* **Stated problem**: Pictures within the data are to be left out; everything else must be reproduced exactly.

* **Working data**:
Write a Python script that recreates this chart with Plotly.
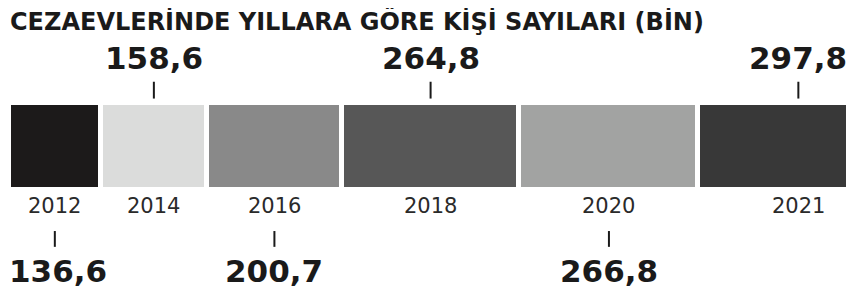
import plotly.graph_objects as go

years = ["2012", "2014", "2016", "2018", "2020", "2021"]
values = [136.6, 158.6, 200.7, 264.8, 266.8, 297.8]
value_labels = ["136,6", "158,6", "200,7", "264,8", "266,8", "297,8"]
label_above = [False, True, False, True, False, True]
colors = ["#1c1a1a", "#dbdcdb", "#898989", "#575757", "#a2a3a2", "#383838"]
title = "CEZAEVLERİNDE YILLARA GÖRE KİŞİ SAYILARI (BİN)"

# the page body has an 8px margin; the figure is sized to fill the rest of the window
OFF = 8
W, H = 854 - OFF, 300 - OFF
PLOT_TOP, PLOT_BOT = 102.5 - OFF, 190.5 - OFF
PH = PLOT_BOT - PLOT_TOP


def py(p):
    """window pixel y -> paper y"""
    return (PLOT_BOT - (p - OFF)) / PH


fig = go.Figure()
for yr, v, c in zip(years, values, colors):
    fig.add_trace(go.Bar(
        x=[v], y=[0], orientation="h", name=yr, width=1,
        marker=dict(color=c, line=dict(color="white", width=5)),
        hoverinfo="skip", showlegend=False,
    ))

annotations = []
shapes = []
cum = 0.0
for i, (yr, v, lab, above) in enumerate(zip(years, values, value_labels, label_above)):
    center = cum + v / 2
    cum += v
    annotations.append(dict(
        x=center, y=py(207), xref="x", yref="paper", text=yr, showarrow=False,
        xanchor="center", yanchor="middle",
        font=dict(family="DejaVu Sans", size=21, color="#2a2a2a"),
    ))
    if above:
        ty, t0, t1 = 57, 81, 98
    else:
        ty, t0, t1 = 272, 232, 248
    annotations.append(dict(
        x=center, y=py(ty), xref="x", yref="paper", text=lab, showarrow=False,
        xanchor="center", yanchor="middle", xshift=3 if i == 0 else 0,
        font=dict(family="DejaVu Sans", size=31, color="#1a1a1a", weight="bold"),
    ))
    shapes.append(dict(
        type="line", xref="x", yref="paper", x0=center, x1=center,
        y0=py(t0), y1=py(t1), line=dict(color="#1a1a1a", width=2),
    ))

annotations.append(dict(
    x=(8 - OFF) / W, y=py(19.5), xref="paper", yref="paper", text=title, showarrow=False,
    xanchor="left", yanchor="middle",
    font=dict(family="DejaVu Sans", size=24, color="#1a1a1a", weight="bold"),
))

# x axis: 0 at window px 9, 0.671 px per unit
X0_PX, K = 9 - OFF, 0.671
fig.update_layout(
    width=W, height=H, barmode="stack", bargap=0,
    margin=dict(l=0, r=0, t=PLOT_TOP, b=H - PLOT_BOT, pad=0),
    paper_bgcolor="white", plot_bgcolor="white",
    xaxis=dict(range=[-X0_PX / K, (W - X0_PX) / K], visible=False, fixedrange=True),
    yaxis=dict(range=[-0.5, 0.5], visible=False, fixedrange=True),
    annotations=annotations, shapes=shapes,
)

fig.write_html("out.html")
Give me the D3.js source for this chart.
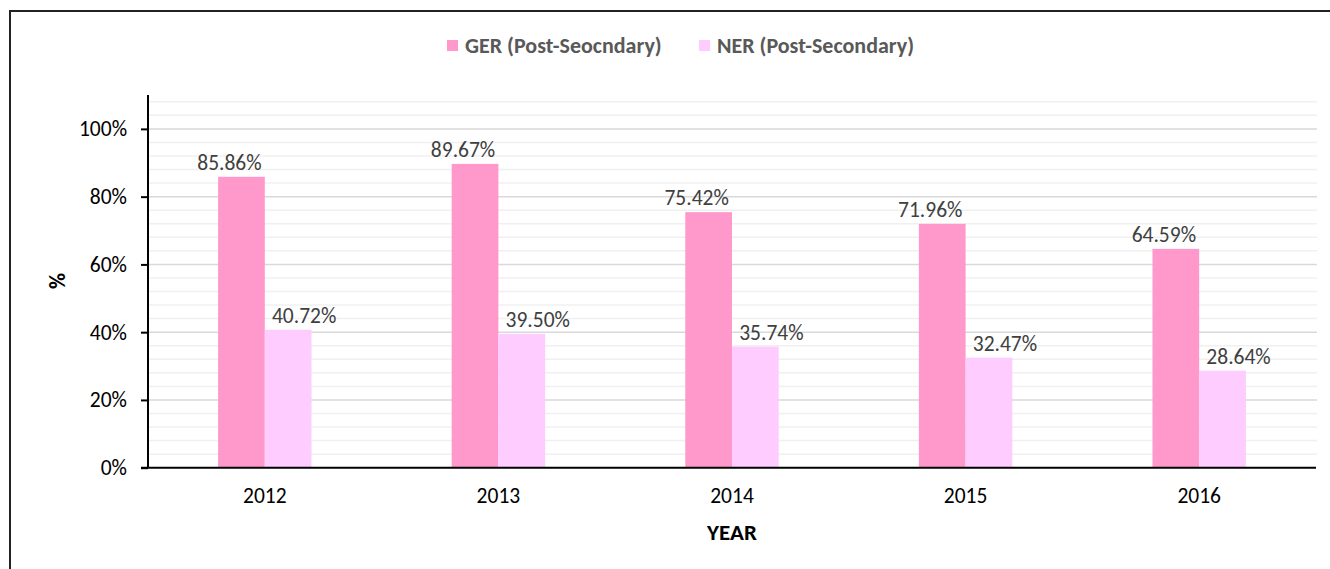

* **Exercise solution**:
Write a Python script that recreates this chart with Plotly.
import plotly.graph_objects as go

years = ["2012", "2014", "2016", "2018", "2020", "2021"]
values = [136.6, 158.6, 200.7, 264.8, 266.8, 297.8]
value_labels = ["136,6", "158,6", "200,7", "264,8", "266,8", "297,8"]
label_above = [False, True, False, True, False, True]
colors = ["#1c1a1a", "#dbdcdb", "#898989", "#575757", "#a2a3a2", "#383838"]
title = "CEZAEVLERİNDE YILLARA GÖRE KİŞİ SAYILARI (BİN)"

# the page body has an 8px margin; the figure is sized to fill the rest of the window
OFF = 8
W, H = 854 - OFF, 300 - OFF
PLOT_TOP, PLOT_BOT = 102.5 - OFF, 190.5 - OFF
PH = PLOT_BOT - PLOT_TOP


def py(p):
    """window pixel y -> paper y"""
    return (PLOT_BOT - (p - OFF)) / PH


fig = go.Figure()
for yr, v, c in zip(years, values, colors):
    fig.add_trace(go.Bar(
        x=[v], y=[0], orientation="h", name=yr, width=1,
        marker=dict(color=c, line=dict(color="white", width=5)),
        hoverinfo="skip", showlegend=False,
    ))

annotations = []
shapes = []
cum = 0.0
for i, (yr, v, lab, above) in enumerate(zip(years, values, value_labels, label_above)):
    center = cum + v / 2
    cum += v
    annotations.append(dict(
        x=center, y=py(207), xref="x", yref="paper", text=yr, showarrow=False,
        xanchor="center", yanchor="middle",
        font=dict(family="DejaVu Sans", size=21, color="#2a2a2a"),
    ))
    if above:
        ty, t0, t1 = 57, 81, 98
    else:
        ty, t0, t1 = 272, 232, 248
    annotations.append(dict(
        x=center, y=py(ty), xref="x", yref="paper", text=lab, showarrow=False,
        xanchor="center", yanchor="middle", xshift=3 if i == 0 else 0,
        font=dict(family="DejaVu Sans", size=31, color="#1a1a1a", weight="bold"),
    ))
    shapes.append(dict(
        type="line", xref="x", yref="paper", x0=center, x1=center,
        y0=py(t0), y1=py(t1), line=dict(color="#1a1a1a", width=2),
    ))

annotations.append(dict(
    x=(8 - OFF) / W, y=py(19.5), xref="paper", yref="paper", text=title, showarrow=False,
    xanchor="left", yanchor="middle",
    font=dict(family="DejaVu Sans", size=24, color="#1a1a1a", weight="bold"),
))

# x axis: 0 at window px 9, 0.671 px per unit
X0_PX, K = 9 - OFF, 0.671
fig.update_layout(
    width=W, height=H, barmode="stack", bargap=0,
    margin=dict(l=0, r=0, t=PLOT_TOP, b=H - PLOT_BOT, pad=0),
    paper_bgcolor="white", plot_bgcolor="white",
    xaxis=dict(range=[-X0_PX / K, (W - X0_PX) / K], visible=False, fixedrange=True),
    yaxis=dict(range=[-0.5, 0.5], visible=False, fixedrange=True),
    annotations=annotations, shapes=shapes,
)

fig.write_html("out.html")
Give me the D3.js source for this chart.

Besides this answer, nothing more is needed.